**Exercise goal**
Copy the records below word for word, from the first line through the line that contains "import * as", and leave out any pictures.

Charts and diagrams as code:
+ + + + +

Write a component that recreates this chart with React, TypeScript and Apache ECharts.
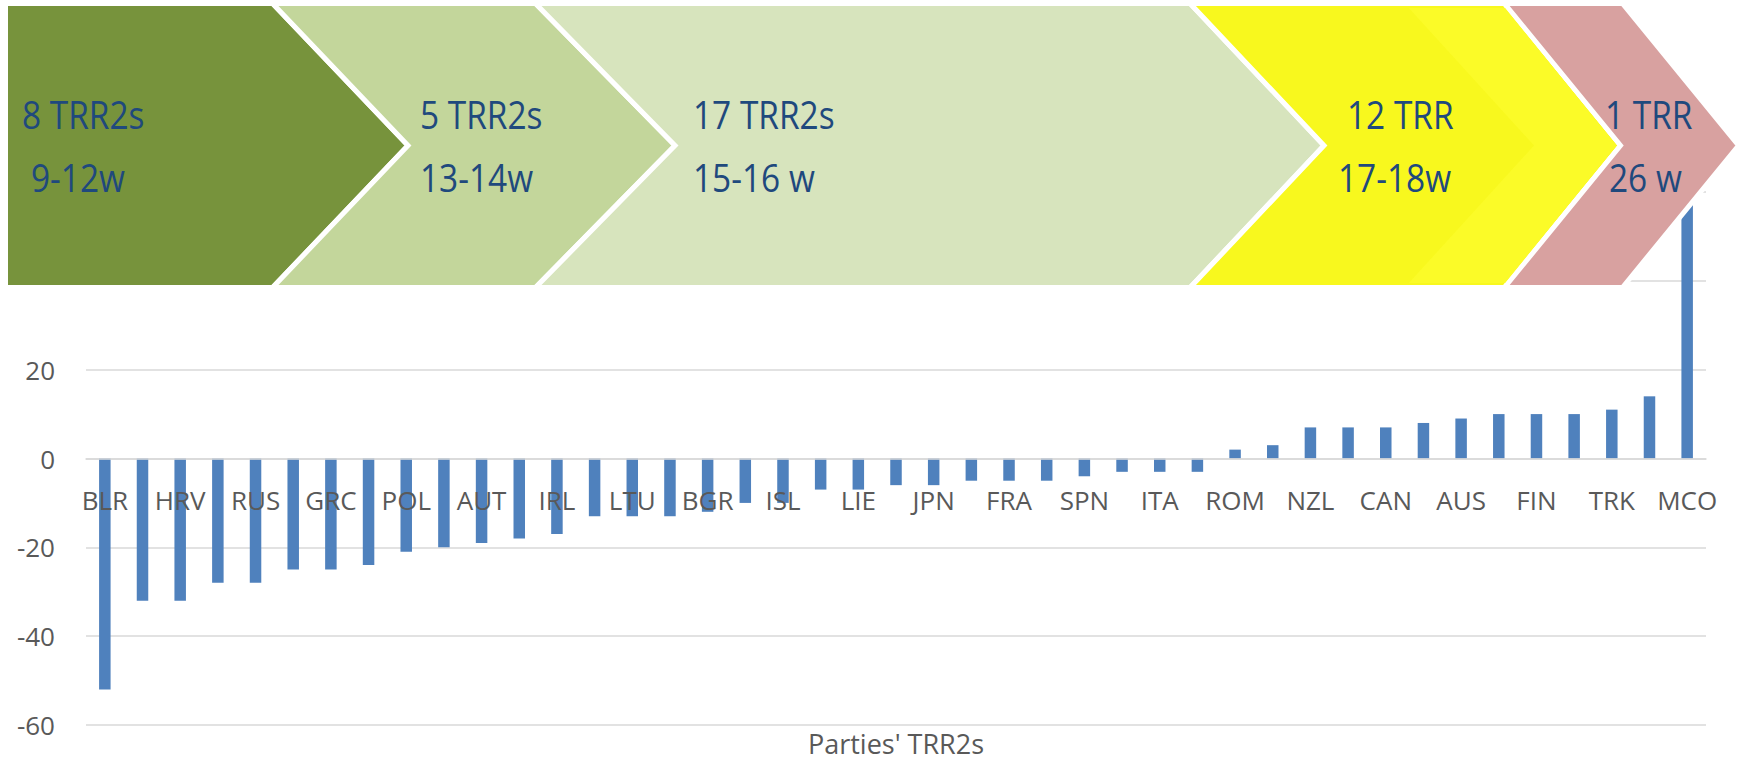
import React, { useEffect, useRef } from "react";
import * as echarts from "echarts";

// ---- data ----
const categories = [
  "BLR", "", "HRV", "", "RUS", "", "GRC", "", "POL", "", "AUT", "", "IRL", "", "LTU", "",
  "BGR", "", "ISL", "", "LIE", "", "JPN", "", "FRA", "", "SPN", "", "ITA", "", "ROM", "",
  "NZL", "", "CAN", "", "AUS", "", "FIN", "", "TRK", "", "MCO",
];
const values = [
  -52, -32, -32, -28, -28, -25, -25, -24, -21, -20, -19, -18, -17, -13, -13, -13,
  -12, -10, -10, -7, -7, -6, -6, -5, -5, -5, -4, -3, -3, -3, 2, 3,
  7, 7, 7, 8, 9, 10, 10, 10, 11, 14, 60,
];
const yMin = -60;
const yMax = 60;
const yStep = 20;
const axisTitle = "Parties' TRR2s";
const stageCounts = ["8 TRR2s", "5 TRR2s", "17 TRR2s", "12 TRR", "1 TRR"];
const stageWeeks = ["9-12w", "13-14w", "15-16 w", "17-18w", "26 w"];

// ---- layout ----
const W = 1741;
const H = 763;
const GRID = { left: 86, right: 35, top: 192, bottom: 38 };
const T = 3.5;
const B = 287.5;
const M = 145.5;
// boundaries: [x at y=6, x at tip]
const bounds: [number, number][] = [
  [275, 408],
  [538, 675],
  [1192.5, 1324],
  [1506.5, 1620.5],
  [1624.5, 1738.5],
];
const stageColors = ["#77933c", "#c3d69b", "#d7e4bd", "#f8f81e", "#d8a1a0"];
const textPos = [
  [22, 31],
  [420, 420],
  [693, 693],
  [1347, 1338],
  [1605, 1609],
];

function bx(b: [number, number], y: number) {
  const [top6, tip] = b;
  return tip - ((tip - top6) * Math.abs(y - M)) / (M - 6);
}

function buildGraphics() {
  const els: any[] = [];
  for (let i = 0; i < 5; i++) {
    const r = bounds[i];
    const pts: number[][] = [];
    if (i === 0) {
      pts.push([5.5, T], [bx(r, T), T], [r[1], M], [bx(r, B), B], [5.5, B]);
    } else {
      const l = bounds[i - 1];
      pts.push([bx(l, T), T], [bx(r, T), T], [r[1], M], [bx(r, B), B], [bx(l, B), B], [l[1], M]);
    }
    els.push({
      type: "polygon",
      z: 100,
      shape: { points: pts },
      style: { fill: stageColors[i], stroke: "#ffffff", lineWidth: 5 },
    });
    if (i === 3) {
      const inner: [number, number] = [1407, 1534];
      const r2 = bounds[3];
      els.push({
        type: "polygon",
        z: 101,
        shape: {
          points: [
            [bx(inner, 8), 8], [bx(r2, 8) - 3, 8], [r2[1] - 4, M],
            [bx(r2, 283) - 3, 283], [bx(inner, 283), 283], [inner[1], M],
          ],
        },
        style: { fill: "#fbfb28" },
      });
    }
  }
  const font = "'Open Sans', sans-serif";
  for (let i = 0; i < 5; i++) {
    const rows: [string, number, number][] = [
      [stageCounts[i], textPos[i][0], 114],
      [stageWeeks[i], textPos[i][1], 177],
    ];
    rows.forEach(([t, x, y]) => {
      els.push({
        type: "text",
        z: 110,
        x,
        y,
        scaleX: 0.88,
        style: {
          text: t,
          fill: "#1f497d",
          fontSize: 38,
          fontFamily: font,
          textVerticalAlign: "middle",
          verticalAlign: "middle",
        },
      });
    });
  }
  els.push({
    type: "text",
    z: 110,
    x: 896,
    y: 743,
    style: {
      text: axisTitle,
      fill: "#595959",
      fontSize: 27,
      fontFamily: "'Open Sans', sans-serif",
      textAlign: "center",
      align: "center",
      textVerticalAlign: "middle",
      verticalAlign: "middle",
    },
  });
  return els;
}

export default function App() {
  const ref = useRef<HTMLDivElement>(null);
  useEffect(() => {
    if (!ref.current) return;
    const chart = echarts.init(ref.current, undefined, { renderer: "svg" });
    const plotH = H - GRID.top - GRID.bottom;
    const zeroOffset = (plotH * (0 - yMin)) / (yMax - yMin);
    chart.setOption({
      animation: false,
      backgroundColor: "#ffffff",
      textStyle: { fontFamily: "'Open Sans', sans-serif" },
      grid: { ...GRID, containLabel: false, outerBoundsMode: "none" },
      xAxis: {
        type: "category",
        data: categories,
        offset: -zeroOffset,
        z: 5,
        axisLine: { show: true, onZero: false, lineStyle: { color: "#d9d9d9", width: 1.5 } },
        axisTick: { show: false },
        axisLabel: {
          interval: 1,
          margin: 28,
          color: "#595959",
          fontSize: 26,
          fontFamily: "'Open Sans', sans-serif",
        },
      },
      yAxis: {
        type: "value",
        min: yMin,
        max: yMax,
        interval: yStep,
        axisLine: { show: false },
        axisTick: { show: false },
        splitLine: { lineStyle: { color: "#d9d9d9", width: 1.5 } },
        axisLabel: {
          margin: 31,
          color: "#595959",
          fontSize: 26,
          fontFamily: "'Open Sans', sans-serif",
          formatter: (v: number) => (v > 20 ? "" : String(v)),
        },
      },
      series: [
        {
          type: "bar",
          data: values,
          barWidth: 11.5,
          itemStyle: { color: "#4f81bd" },
        },
      ],
      graphic: { elements: buildGraphics() },
    });
    return () => chart.dispose();
  }, []);
  return (
    <div
      ref={ref}
      style={{ position: "fixed", left: 0, top: 0, width: W, height: H, background: "#fff" }}
    />
  );
}
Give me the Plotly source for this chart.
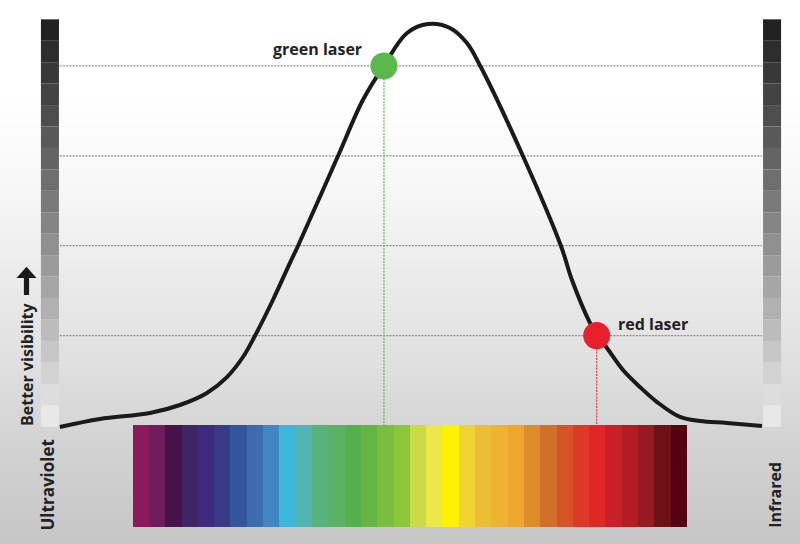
import plotly.graph_objects as go

# ---------------- data ----------------
# Visibility curve: wavelength (nm) vs relative visibility (grid units)
WAVELENGTH = [352.2, 374.4, 402.2, 418.8, 433.8, 444.9, 453.8, 460.4, 470.4, 479.8,
              484.3, 506.5, 520.3, 532.0, 544.8, 556.4, 568.6, 578.0,
              585.3, 609.1, 630.2, 636.3, 646.3, 650.2, 655.7, 664.6,
              674.0, 683.5, 696.2, 707.3, 722.3, 741.7]
VISIBILITY = [-0.017, 0.072, 0.139, 0.228, 0.362, 0.539, 0.762, 0.996, 1.396, 1.807,
              1.997, 2.998, 3.621, 4.004, 4.366, 4.466, 4.422, 4.255,
              4.004, 2.998, 1.997, 1.618, 1.140, 1.007, 0.862, 0.617,
              0.428, 0.261, 0.095, 0.050, 0.028, -0.006]

LASER_NAMES = ["green laser", "red laser"]
LASER_NM = [532, 650]
LASER_VIS = [4.0, 1.0]
LASER_COLORS = ["#5bb84c", "#e8202b"]
LASER_LINE_COLORS = ["#5cb84a", "#e03a3a"]

GRID_LEVELS = [1, 2, 3, 4]

SPECTRUM_COLORS = ["#8b1a5c", "#6f1b5c", "#46124a", "#3e2566", "#3c2b7d", "#383a88",
                   "#33559d", "#3b6cb1", "#4285c5", "#3eb6dc", "#52b5b4", "#57b27e",
                   "#5bb266", "#55b04b", "#66b446", "#7bbd40", "#8cc63f", "#cbdb46",
                   "#ece84c", "#fff200", "#f0d433", "#ecbe35", "#f0b232", "#eea630",
                   "#de8b2b", "#d17029", "#d65327", "#dc3a26", "#e02626", "#c92027",
                   "#b41c24", "#951a22", "#6f1017", "#570010"]
SPECTRUM_START_NM = 392.6
SPECTRUM_END_NM = 700.1

GREY_LEVELS = [34, 45, 56, 67, 78, 89, 100, 111, 122, 133, 144, 155, 166, 177, 188,
               199, 210, 221, 232]  # top -> bottom

AXIS_LABELS = ["Ultraviolet", "Infrared", "Better visibility"]

# ---------------- geometry (view) ----------------
X_RANGE = [319.0, 762.8]
Y_RANGE = [-1.318, 4.733]
W, H = 800, 544
SPEC_BOTTOM, SPEC_TOP = -1.132, 0.006
SCALE_BOTTOM, SCALE_TOP = -0.013, 4.518
LEFT_SCALE = (341.7, 351.7)
RIGHT_SCALE = (742.3, 752.3)
CURVE_START, CURVE_END = WAVELENGTH[0], WAVELENGTH[-1]

def px_x(p):
    return p / W

def px_y(p):
    return 1 - p / H

fig = go.Figure()

# background gradient (white top -> grey bottom)
bg_y = [5.0, 3.73, 2.73, 1.73, 0.73, -0.27, -1.5]
bg_v = [255, 255, 248, 236, 224, 210, 196]
fig.add_trace(go.Heatmap(
    x=[X_RANGE[0] - 5, X_RANGE[1] + 5], y=bg_y,
    z=[[v, v] for v in bg_v], zmin=0, zmax=255,
    colorscale=[[0, "rgb(0,0,0)"], [1, "rgb(255,255,255)"]],
    showscale=False, zsmooth="best", hoverinfo="skip"))

# gridlines (dotted)
for g in GRID_LEVELS:
    fig.add_trace(go.Scatter(
        x=[CURVE_START, CURVE_END], y=[g, g], mode="lines",
        line=dict(color="#8c8c8c", width=1.2, dash="2px,1.2px"),
        hoverinfo="skip", showlegend=False))

# spectrum stripes
n = len(SPECTRUM_COLORS)
sw = (SPECTRUM_END_NM - SPECTRUM_START_NM) / n
fig.add_trace(go.Bar(
    x=[SPECTRUM_START_NM + sw * (i + 0.5) for i in range(n)],
    y=[SPEC_TOP - SPEC_BOTTOM] * n, base=SPEC_BOTTOM, width=sw,
    marker=dict(color=SPECTRUM_COLORS, line=dict(width=0)),
    hoverinfo="skip", showlegend=False))

# vertical dotted lines from lasers to spectrum
for nm, vis, c in zip(LASER_NM, LASER_VIS, LASER_LINE_COLORS):
    fig.add_trace(go.Scatter(
        x=[nm, nm], y=[vis, SPEC_TOP], mode="lines",
        line=dict(color=c, width=1.2, dash="2px,1.2px"),
        hoverinfo="skip", showlegend=False))

# curve
fig.add_trace(go.Scatter(
    x=WAVELENGTH, y=VISIBILITY, mode="lines",
    line=dict(color="#1a1a1a", width=4, shape="spline", smoothing=1.0),
    hoverinfo="skip", showlegend=False))

# laser dots
fig.add_trace(go.Scatter(
    x=LASER_NM, y=LASER_VIS, mode="markers",
    marker=dict(color=LASER_COLORS, size=27, line=dict(width=0)),
    hoverinfo="skip", showlegend=False))

# grey scale bars
shapes = []
ng = len(GREY_LEVELS)
sh = (SCALE_TOP - SCALE_BOTTOM) / ng
for i, gl in enumerate(GREY_LEVELS):
    y1 = SCALE_TOP - i * sh
    y0 = y1 - sh
    col = f"rgb({gl},{gl},{gl})"
    for (x0, x1) in (LEFT_SCALE, RIGHT_SCALE):
        shapes.append(dict(type="rect", xref="x", yref="y", x0=x0, x1=x1,
                           y0=y0, y1=y1, fillcolor=col, line=dict(width=0),
                           layer="above"))

# up arrow next to "Better visibility"
ax_c = 26.5
pts = [(ax_c, 266.7), (ax_c + 10, 278), (ax_c + 2.6, 278), (ax_c + 2.6, 295),
       (ax_c - 2.6, 295), (ax_c - 2.6, 278), (ax_c - 10, 278)]
path = "M " + " L ".join(f"{px_x(a):.5f},{px_y(b):.5f}" for a, b in pts) + " Z"
shapes.append(dict(type="path", xref="paper", yref="paper", path=path,
                   fillcolor="#1a1a1a", line=dict(width=0), layer="above"))

font_b = dict(family="Open Sans", size=16, color="#222222", weight="bold")
font_uv = dict(family="Open Sans", size=17, color="#222222", weight="bold")
annotations = []
# laser labels
annotations.append(dict(x=LASER_NM[0], y=LASER_VIS[0], xref="x", yref="y",
                        text=LASER_NAMES[0], showarrow=False, xanchor="right",
                        yanchor="middle", xshift=-20, yshift=17, font=font_b))
annotations.append(dict(x=LASER_NM[1], y=LASER_VIS[1], xref="x", yref="y",
                        text=LASER_NAMES[1], showarrow=False, xanchor="left",
                        yanchor="middle", xshift=19, yshift=12, font=font_b))
# side labels
annotations.append(dict(x=px_x(46.5), y=px_y(485), xref="paper", yref="paper",
                        text=AXIS_LABELS[0], textangle=-90, showarrow=False,
                        xanchor="center", yanchor="middle", font=font_uv))
annotations.append(dict(x=px_x(775.5), y=px_y(495.3), xref="paper", yref="paper",
                        text=AXIS_LABELS[1], textangle=-90, showarrow=False,
                        xanchor="center", yanchor="middle", font=font_b))
annotations.append(dict(x=px_x(27), y=px_y(364), xref="paper", yref="paper",
                        text=AXIS_LABELS[2], textangle=-90, showarrow=False,
                        xanchor="center", yanchor="middle", font=font_b))

fig.update_layout(
    width=W, height=H, margin=dict(l=0, r=0, t=0, b=0),
    paper_bgcolor="white", plot_bgcolor="white",
    xaxis=dict(range=X_RANGE, visible=False, fixedrange=True),
    yaxis=dict(range=Y_RANGE, visible=False, fixedrange=True),
    barmode="overlay", bargap=0, showlegend=False,
    shapes=shapes, annotations=annotations)

fig.write_html("out.html", config={"displayModeBar": False},
               post_script="document.body.style.margin='0px';document.body.style.overflow='hidden';")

+ + + + +

**Exercise output**
Write a component that recreates this chart with React, TypeScript and Apache ECharts.
import React, { useEffect, useRef } from "react";
import * as echarts from "echarts";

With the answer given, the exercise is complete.